Realizing that my scan.R
is trying to do too much. The cursor
positioning is amazing when you really need a human friendly view of
things, but the rune and byte counts restrict it to only iterating one
rune at a time to keep them all up to date. This is tremendously
inefficient for high-performance scans where a precompiled regular
expression could jump to a position far into the remaining buffer and
just update the scanner to that position. Making a jump like that breaks
my current scan.R
because I lose all the data that would have been
accrued in the cursor while scanning all of those, some would say
wastefully.
I’m also falling out of love with my scan.X
notation based on how much
it obfuscates what the scanner is actually doing. The z.P
parsing
struct didn’t cut it. I can get it to work, but wondering if I really
want to. The downside of not doing scan.X
is that it will be harder to
directly translate from PEGN. But another idea occurred to me, I could
write a PEGN to regular expression generator that might actually end up
being faster than everything else I’ve been working on. Since there is
such strong support for regular expressions everywhere (specifically for
PERL) there would likely be wider adoption of such a generator.

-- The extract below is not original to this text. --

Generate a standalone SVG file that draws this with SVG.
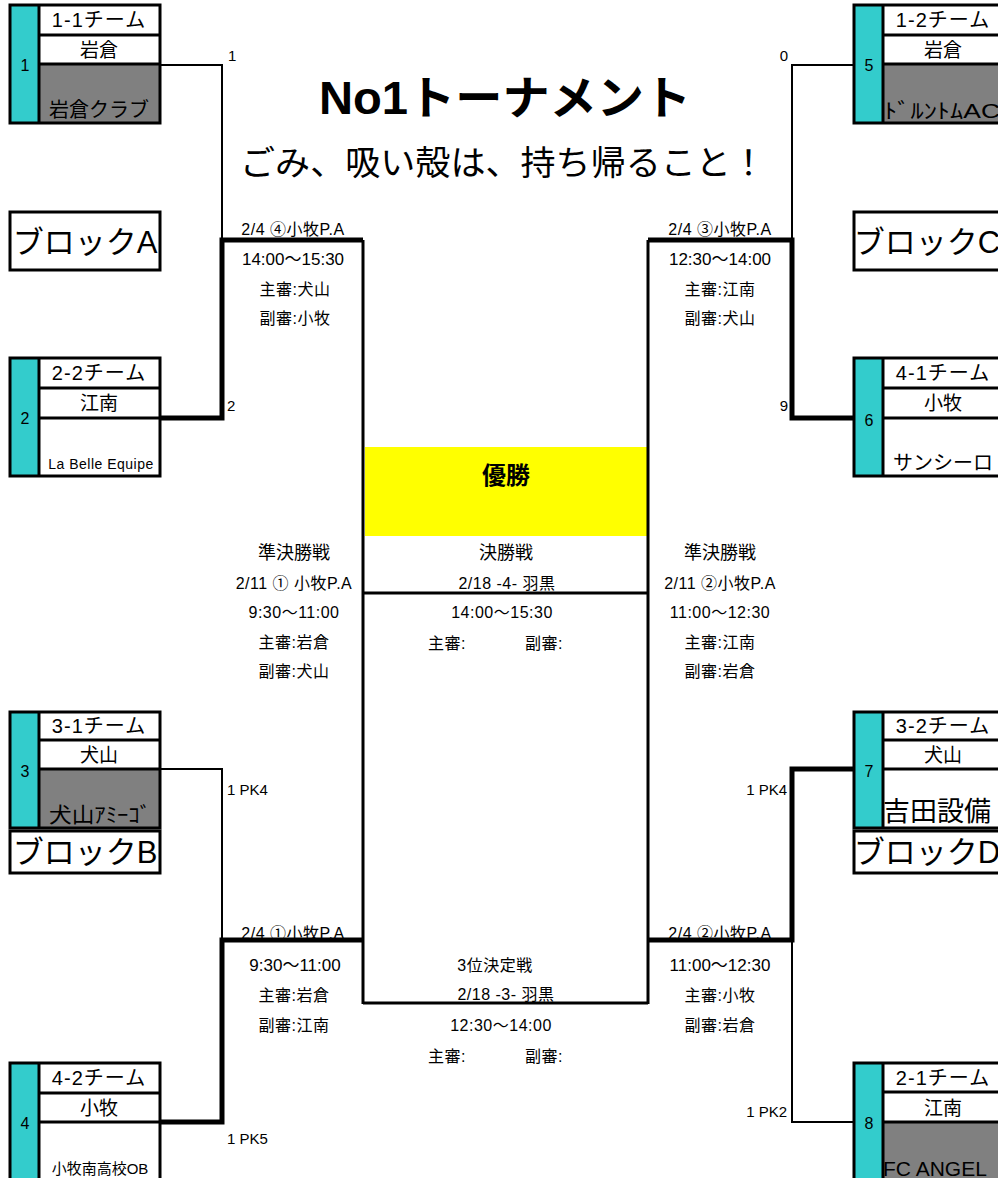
<svg xmlns="http://www.w3.org/2000/svg" width="998" height="1178" viewBox="0 0 998 1178">
<style>
text{font-family:"Liberation Sans","Noto Sans CJK JP",sans-serif;fill:#000;text-anchor:middle;dominant-baseline:central}
.box{fill:none;stroke:#000;stroke-width:3}
.cy{fill:#33cccc}
.gr{fill:#808080}
.ln{stroke:#000;stroke-width:3}
.thin{fill:none;stroke:#000;stroke-width:2}
.thick{fill:none;stroke:#000;stroke-width:5}
.mid{fill:none;stroke:#000;stroke-width:3}
.t1{font-size:20px;letter-spacing:1px}
.t2{font-size:19px}
.num{font-size:16px}
.s{font-size:16px;letter-spacing:0.5px}
.m{font-size:17px}
.h{font-size:18px}
.sc{font-size:15px;text-anchor:start}
.scr{font-size:15px;text-anchor:end}
.blk{font-size:31px}
.st{text-anchor:start}
</style>
<rect width="998" height="1178" fill="#fff"/>

<g id="title">
<text x="505" y="98" font-size="46" font-weight="bold" textLength="372" lengthAdjust="spacingAndGlyphs">No1トーナメント</text>
<text x="503" y="163" font-size="34" textLength="526" lengthAdjust="spacingAndGlyphs">ごみ、吸い殻は、持ち帰ること！</text>
</g>

<g id="team1">
<rect x="10" y="5" width="29" height="118" class="cy"/>
<rect x="39" y="64" width="121" height="59" class="gr"/>
<rect x="10" y="5" width="150" height="118" class="box"/>
<line x1="39" y1="5" x2="39" y2="123" class="ln"/>
<line x1="39" y1="35" x2="160" y2="35" class="ln"/>
<line x1="39" y1="64" x2="160" y2="64" class="ln"/>
<text x="25" y="65" class="num">1</text>
<text x="99" y="20" class="t1">1-1チーム</text>
<text x="99" y="50" class="t2">岩倉</text>
<text x="99" y="110" font-size="20">岩倉クラブ</text>
</g>

<g id="team2">
<rect x="10" y="358" width="29" height="118" class="cy"/>
<rect x="10" y="358" width="150" height="118" class="box"/>
<line x1="39" y1="358" x2="39" y2="476" class="ln"/>
<line x1="39" y1="388" x2="160" y2="388" class="ln"/>
<line x1="39" y1="418" x2="160" y2="418" class="ln"/>
<text x="25" y="418" class="num">2</text>
<text x="99" y="373" class="t1">2-2チーム</text>
<text x="99" y="403" class="t2">江南</text>
<text x="101" y="464" font-size="14" letter-spacing="0.5">La Belle Equipe</text>
</g>

<g id="team3">
<rect x="10" y="712" width="29" height="116" class="cy"/>
<rect x="39" y="769" width="121" height="59" class="gr"/>
<rect x="10" y="712" width="150" height="116" class="box"/>
<line x1="39" y1="712" x2="39" y2="828" class="ln"/>
<line x1="39" y1="740" x2="160" y2="740" class="ln"/>
<line x1="39" y1="769" x2="160" y2="769" class="ln"/>
<text x="25" y="771" class="num">3</text>
<text x="99" y="726" class="t1">3-1チーム</text>
<text x="99" y="755" class="t2">犬山</text>
<text x="100" y="814" font-size="21" textLength="102" lengthAdjust="spacingAndGlyphs">犬山ｱﾐｰｺﾞ</text>
</g>

<g id="team4">
<rect x="10" y="1063" width="29" height="118" class="cy"/>
<rect x="10" y="1063" width="150" height="118" class="box"/>
<line x1="39" y1="1063" x2="39" y2="1181" class="ln"/>
<line x1="39" y1="1093" x2="160" y2="1093" class="ln"/>
<line x1="39" y1="1122" x2="160" y2="1122" class="ln"/>
<text x="25" y="1123" class="num">4</text>
<text x="99" y="1078" class="t1">4-2チーム</text>
<text x="99" y="1108" class="t2">小牧</text>
<text x="100" y="1168" font-size="15">小牧南高校OB</text>
</g>

<g id="team5">
<rect x="854" y="5" width="29" height="118" class="cy"/>
<rect x="883" y="64" width="121" height="59" class="gr"/>
<rect x="854" y="5" width="150" height="118" class="box"/>
<line x1="883" y1="5" x2="883" y2="123" class="ln"/>
<line x1="883" y1="35" x2="1004" y2="35" class="ln"/>
<line x1="883" y1="64" x2="1004" y2="64" class="ln"/>
<text x="869" y="65" class="num">5</text>
<text x="943" y="20" class="t1">1-2チーム</text>
<text x="943" y="50" class="t2">岩倉</text>
<text x="884" y="110" font-size="21" class="st" textLength="116" lengthAdjust="spacingAndGlyphs">ﾄﾞﾙﾝﾄﾑAC</text>
</g>

<g id="team6">
<rect x="854" y="358" width="29" height="118" class="cy"/>
<rect x="854" y="358" width="150" height="118" class="box"/>
<line x1="883" y1="358" x2="883" y2="476" class="ln"/>
<line x1="883" y1="388" x2="1004" y2="388" class="ln"/>
<line x1="883" y1="418" x2="1004" y2="418" class="ln"/>
<text x="869" y="420" class="num">6</text>
<text x="943" y="373" class="t1">4-1チーム</text>
<text x="943" y="403" class="t2">小牧</text>
<text x="893" y="463" font-size="20" class="st">サンシーロ</text>
</g>

<g id="team7">
<rect x="854" y="712" width="29" height="116" class="cy"/>
<rect x="854" y="712" width="150" height="116" class="box"/>
<line x1="883" y1="712" x2="883" y2="828" class="ln"/>
<line x1="883" y1="740" x2="1004" y2="740" class="ln"/>
<line x1="883" y1="769" x2="1004" y2="769" class="ln"/>
<text x="869" y="771" class="num">7</text>
<text x="943" y="726" class="t1">3-2チーム</text>
<text x="943" y="755" class="t2">犬山</text>
<text x="883" y="812" font-size="27" class="st">吉田設備</text>
</g>

<g id="team8">
<rect x="854" y="1063" width="29" height="118" class="cy"/>
<rect x="883" y="1122" width="121" height="59" class="gr"/>
<rect x="854" y="1063" width="150" height="118" class="box"/>
<line x1="883" y1="1063" x2="883" y2="1181" class="ln"/>
<line x1="883" y1="1092" x2="1004" y2="1092" class="ln"/>
<line x1="883" y1="1122" x2="1004" y2="1122" class="ln"/>
<text x="869" y="1123" class="num">8</text>
<text x="943" y="1078" class="t1">2-1チーム</text>
<text x="943" y="1108" class="t2">江南</text>
<text x="883" y="1168" font-size="21" class="st">FC ANGEL</text>
</g>

<g id="blockA">
<rect x="10" y="212" width="150" height="58" class="box"/>
<text x="85" y="242" class="blk">ブロックA</text>
</g>
<g id="blockB">
<rect x="10" y="831" width="150" height="42" class="box"/>
<text x="85" y="852" class="blk">ブロックB</text>
</g>
<g id="blockC">
<rect x="854" y="212" width="150" height="58" class="box"/>
<text x="927" y="242" class="blk">ブロックC</text>
</g>
<g id="blockD">
<rect x="854" y="831" width="150" height="42" class="box"/>
<text x="927" y="852" class="blk">ブロックD</text>
</g>

<g id="champion">
<rect x="365" y="447" width="282" height="89" fill="#ffff00"/>
<text x="506" y="475" font-size="24" font-weight="bold">優勝</text>
</g>

<g id="connectors">
<polyline points="160,65 222,65 222,240" class="thin"/>
<polyline points="160,418 222,418 222,240 363,240" class="thick"/>
<polyline points="160,769 222,769 222,940" class="thin"/>
<polyline points="160,1122 222,1122 222,940 363,940" class="thick"/>
<polyline points="853,65 792,65 792,240" class="thin"/>
<polyline points="853,418 792,418 792,240 648,240" class="thick"/>
<polyline points="853,769 792,769 792,940 648,940" class="thick"/>
<polyline points="853,1122 792,1122 792,940" class="thin"/>
<line x1="363" y1="240" x2="363" y2="1004" class="mid"/>
<line x1="648" y1="240" x2="648" y2="1004" class="mid"/>
<line x1="363" y1="593" x2="648" y2="593" class="mid"/>
<line x1="363" y1="1003" x2="648" y2="1003" class="mid"/>
</g>

<g id="scores">
<text x="228" y="55" class="sc">1</text>
<text x="227" y="405" class="sc">2</text>
<text x="788" y="55" class="scr">0</text>
<text x="788" y="405" class="scr">9</text>
<text x="227" y="789" class="sc">1 PK4</text>
<text x="227" y="1138" class="sc">1 PK5</text>
<text x="787" y="789" class="scr">1 PK4</text>
<text x="787" y="1111" class="scr">1 PK2</text>
</g>

<g id="match-top-left">
<text x="293" y="229" class="s">2/4 ④小牧P.A</text>
<text x="293" y="259" class="m">14:00〜15:30</text>
<text x="295" y="289" class="s">主審:犬山</text>
<text x="295" y="318" class="s">副審:小牧</text>
</g>
<g id="match-top-right">
<text x="720" y="229" class="s">2/4 ③小牧P.A</text>
<text x="720" y="259" class="m">12:30〜14:00</text>
<text x="720" y="289" class="s">主審:江南</text>
<text x="720" y="318" class="s">副審:犬山</text>
</g>
<g id="semi-left">
<text x="294" y="553" class="h">準決勝戦</text>
<text x="294" y="583" class="s">2/11 ① 小牧P.A</text>
<text x="294" y="612" class="s">9:30〜11:00</text>
<text x="294" y="642" class="s">主審:岩倉</text>
<text x="294" y="671" class="s">副審:犬山</text>
</g>
<g id="semi-right">
<text x="720" y="553" class="h">準決勝戦</text>
<text x="720" y="583" class="s">2/11 ②小牧P.A</text>
<text x="720" y="612" class="s">11:00〜12:30</text>
<text x="720" y="642" class="s">主審:江南</text>
<text x="720" y="671" class="s">副審:岩倉</text>
</g>
<g id="final">
<text x="506" y="553" class="h">決勝戦</text>
<text x="507" y="583" class="s">2/18 -4- 羽黒</text>
<text x="502" y="612" class="s">14:00〜15:30</text>
<text x="447" y="643" class="s">主審:</text>
<text x="544" y="643" class="s">副審:</text>
</g>
<g id="match-bottom-left">
<text x="293" y="933" class="s">2/4 ①小牧P.A</text>
<text x="295" y="965" class="m">9:30〜11:00</text>
<text x="294" y="995" class="s">主審:岩倉</text>
<text x="294" y="1025" class="s">副審:江南</text>
</g>
<g id="match-bottom-right">
<text x="720" y="933" class="s">2/4 ②小牧P.A</text>
<text x="720" y="965" class="m">11:00〜12:30</text>
<text x="720" y="995" class="s">主審:小牧</text>
<text x="720" y="1025" class="s">副審:岩倉</text>
</g>
<g id="third-place">
<text x="495" y="965" class="s">3位決定戦</text>
<text x="506" y="994" class="s">2/18 -3- 羽黒</text>
<text x="501" y="1025" class="s">12:30〜14:00</text>
<text x="447" y="1056" class="s">主審:</text>
<text x="544" y="1056" class="s">副審:</text>
</g>
</svg>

Moreover, I could create a pegn.MustCompile
that creates a number of
regular expressions that it encapsulates into a struct and could then
use for Match and Parse stuff.
Bottom line: I need a fucking fast scan.R
and another one that wraps
scan.R
somehow to provide the human-friendly cursors, which, honestly,
are not really that needed in my world. Mostly, I just want to write one
off scanners very quickly and leverage regular expressions where it
makes sense. This is how people have been creating parsers since the
beginning and I’m starting to see the logic of many of their decisions
better. Regular expressions (which I love) are not enough by themselves.
But when judiciously used to identify tokens they make scanning and
parsing very easy to grok and highly performant. This is why lexx/yacc
have been using them for years.
#golang #coding #tips